Mikel Watkins: Fatherhood

Editor’s Note: The following essay contains some explicit language.

Having a kid is supposed to be the best day of your life, right?

On October 27, 2020 at 2:27 p.m. at an undisclosed location in Indiana a beautiful baby girl was born. She’s 4 pounds, 11 ounces but she’s not breathing oxygen, and a “Hi, I’m your dad” was all that was said between father and daughter for eight days because of the big C, and no, I’m not talking about cancer. I’m talking about COVID, the global pandemic affected my perfect baby girl of all people. 

“Why her? Why not me?” I asked, as my fiancé and I watched our daughter get treated like patient zero from a camera in a hospital because we contracted said virus a week before her unexpected early birth. Eight days we suffered in silence, pain, and agony. Eight days our child was not in our care, our perfect baby girl, Willow Ivory Watkins.

This is her story:

3 EEGs 

2 MRIs

Poked over 100 times for fluids

Thickened foods 

Aspiration

Possible deafness

3 Medications

400+ therapy sessions (DT, OT, PT, Speech)

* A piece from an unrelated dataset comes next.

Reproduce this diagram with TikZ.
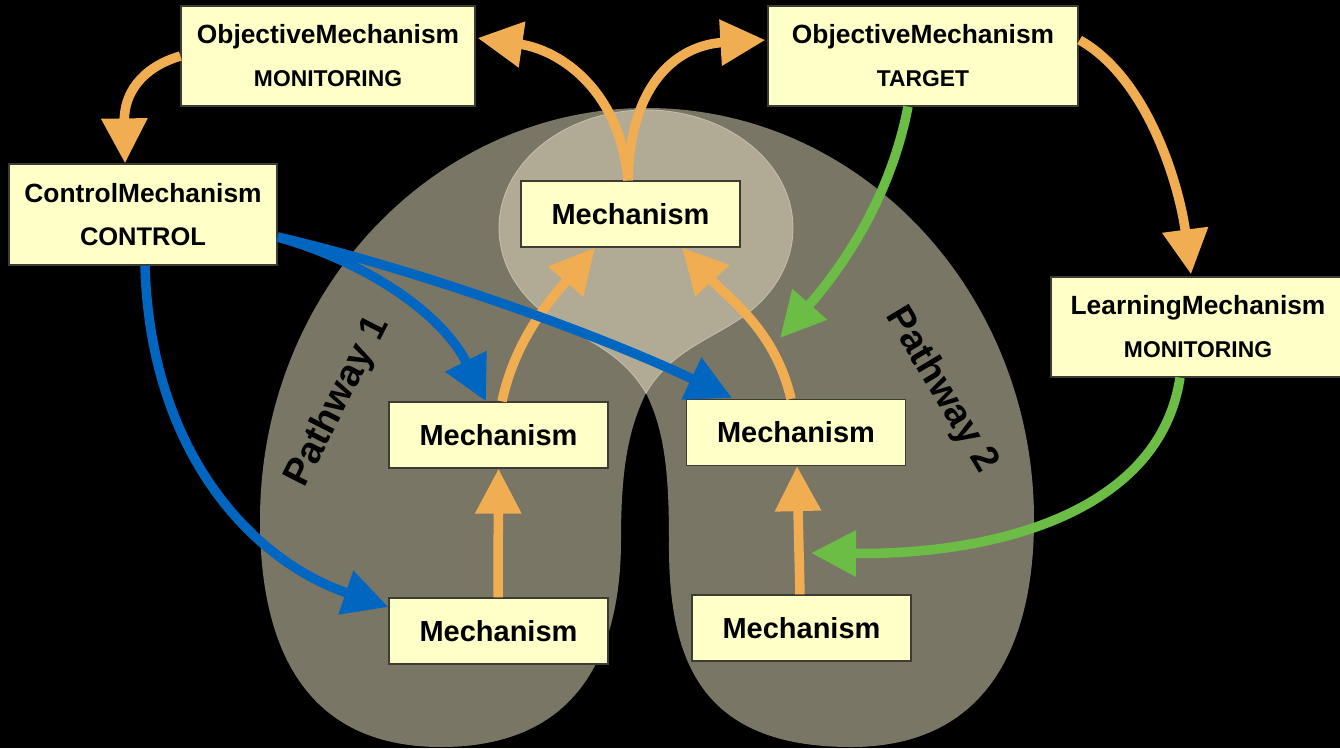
\documentclass[tikz,border=0pt]{standalone}
\usepackage{fontspec}
\setmainfont{Liberation Sans}
\usetikzlibrary{arrows.meta}
\definecolor{bgdark}{RGB}{122,118,102}
\definecolor{bglight}{RGB}{177,171,149}
\definecolor{bgedge}{RGB}{196,190,168}
\definecolor{boxfill}{RGB}{255,255,200}
\definecolor{boxline}{RGB}{60,60,50}
\definecolor{orangearr}{RGB}{240,173,82}
\definecolor{bluearr}{RGB}{0,102,192}
\definecolor{greenarr}{RGB}{108,189,69}
\begin{document}
\begin{tikzpicture}[x=0.02cm,y=0.02cm,
  mbox/.style={draw=boxline, line width=0.7pt, fill=boxfill, minimum width=4.38cm, minimum height=1.32cm, inner sep=0pt, font=\fontsize{16.5}{20}\selectfont\bfseries},
  tbox/.style={draw=boxline, line width=0.7pt, fill=boxfill, minimum height=2cm, inner sep=0pt, align=center, font=\fontsize{15}{24.5}\selectfont\bfseries},
  flow/.style={line width=0.19cm, -{Triangle[length=0.9cm,width=0.88cm]}},
  orangeflow/.style={flow, draw=orangearr},
  blueflow/.style={flow, draw=bluearr},
  greenflow/.style={flow, draw=greenarr},
  pathlabel/.style={font=\fontsize{21.5}{26}\selectfont\bfseries, text=black}]
\useasboundingbox (0,0) rectangle (1340,-748);
\clip (0,0) rectangle (1340,-748);
\fill[black] (0,0) rectangle (1340,-748);

% horseshoe
\fill[bgdark] (646,-393) .. controls (628,-430) and (621,-470) .. (621,-540)
  .. controls (621,-650) and (580,-747) .. (441,-747)
  .. controls (300,-747) and (260,-640) .. (260,-520)
  arc[start angle=180,end angle=0,x radius=387,y radius=412]
  .. controls (1034,-640) and (990,-747) .. (851,-747)
  .. controls (700,-747) and (668,-660) .. (669,-540)
  .. controls (669,-470) and (664,-430) .. (646,-393) -- cycle;
% light top region
\fill[bglight, draw=bgedge, line width=0.5pt] (646,-393) .. controls (622,-352) and (585,-340) .. (551.5,-318.4)
  arc[start angle=230,end angle=-50,x radius=147,y radius=118]
  .. controls (707,-341) and (670,-352) .. (646,-393) -- cycle;

% boxes
\node[tbox, minimum width=5.88cm] (objmon) at (328,-56) {ObjectiveMechanism\\{\fontsize{13}{24.5}\selectfont MONITORING}};
\node[tbox, minimum width=5.36cm, minimum height=2.02cm] (ctrl) at (143,-214.5) {ControlMechanism\\{\fontsize{14.5}{24.5}\selectfont CONTROL}};
\node[tbox, minimum width=6.2cm] (objtgt) at (923,-56) {ObjectiveMechanism\\{\fontsize{13}{24.5}\selectfont TARGET}};
\node[tbox, minimum width=5.88cm] (learn) at (1198,-327) {LearningMechanism\\{\fontsize{13}{24.5}\selectfont MONITORING}};

\node[mbox] (mtop) at (630.5,-214) {Mechanism};
\node[mbox] (mml) at (498.5,-435) {Mechanism};
\node[mbox] (mmr) at (796,-432.5) {Mechanism};
\node[mbox] (mbl) at (498.5,-631) {Mechanism};
\node[mbox] (mbr) at (801.5,-628) {Mechanism};

% pathway labels
\node[pathlabel, rotate=63] (p1) at (338,-402) {Pathway 1};
\node[pathlabel, rotate=-59] (p2) at (941,-390) {Pathway 2};

% free ends
\coordinate (gtip) at (780,-338);
\coordinate (ltip) at (811,-553);

% orange arrows
\draw[orangeflow] (objmon.west) .. controls (140,-68) and (124,-95) .. ([shift={(-18,0)}]ctrl.north);
\draw[orangeflow] ([shift={(-2.5,0)}]mtop.north) .. controls (620,-90) and (560,-50) .. ([shift={(2,18)}]objmon.east);
\draw[orangeflow] ([shift={(-2.5,0)}]mtop.north) .. controls (630,-80) and (680,-45) .. ([shift={(-2,16)}]objtgt.west);
\draw[orangeflow] ([shift={(1,16)}]objtgt.east) .. controls (1150,-80) and (1180,-190) .. ([shift={(-7,2)}]learn.north);
\draw[orangeflow] ([shift={(3.5,0)}]mml.north) .. controls (515,-340) and (550,-300) .. ([shift={(-35.5,0)}]mtop.south);
\draw[orangeflow] ([shift={(-5,0)}]mmr.north) .. controls (775,-330) and (730,-300) .. ([shift={(51.5,0)}]mtop.south);
\draw[orangeflow] ([shift={(-0.5,0)}]mbl.north) -- (mml.south);
\draw[orangeflow] ([shift={(-1.5,0)}]mbr.north) -- ([shift={(1,0)}]mmr.south);

% blue arrows
\draw[blueflow] ([shift={(2,0)}]ctrl.south) .. controls (150,-450) and (250,-560) .. ([shift={(0,24)}]mbl.west);
\draw[blueflow] ([shift={(0,-22.5)}]ctrl.east) .. controls (360,-260) and (440,-310) .. ([shift={(-12.5,0)}]mml.north);
\draw[blueflow] ([shift={(0,-22.5)}]ctrl.east) .. controls (420,-270) and (600,-335) .. ([shift={(-64,1)}]mmr.north);

% green arrows
\draw[greenflow] ([shift={(-15,0)}]objtgt.south) .. controls (890,-200) and (840,-270) .. (gtip);
\draw[greenflow] ([shift={(-18,0)}]learn.south) .. controls (1160,-510) and (1000,-555) .. (ltip);
\end{tikzpicture}
\end{document}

25 total days spent in a hospital 

Special car seats, chairs, baths and an overall different life than most 19-month-old babies

Does this determine who she is? No.

Is it our fault as parents she’s like this? No.

Do people think it’s our fault? Yes.

Does she speak? Yes.

Is she happy? Yes.

Have we adjusted to our everyday life and roles pretty well? Mostly.

Is it hard? Yes.

Will she always be like this? Yes, there’s no cure, only progress through therapy. Willow has a full-time job at 19-months-old.

These are the most common questions I’m asked almost daily as a father with a kid with a physical disability. To be frank, I’m scared people in general are so uneducated about this because we segregate kids with disabilities from the norms in almost every aspect of their lives including family get-togethers or even finding a babysitter to have a life outside of being her parent. This is our identity now, this is a big part of who we are, and to be honest, we wouldn’t have it any other way.

Everything she does that she’s not supposed to do is a win and that’s almost daily. Her laugh lights up the room, she’s empathic because the emotional side of her brain always works overtime to feel everyone in the room. She has a thought process, something most kids don’t develop until they’re 3 or 4. She supplements her lack of movement in her hands by curling her wrist to grab things. Of course, she doesn’t know she’s different but she’s more than her disability.

So to conclude and answer the question I began the article with: Yes, the day she was born was the best day of my life, and I wouldn’t trade her for any other kid on this earth. Am I proud to be a father of a kid with a disability? You’re damn fucking right.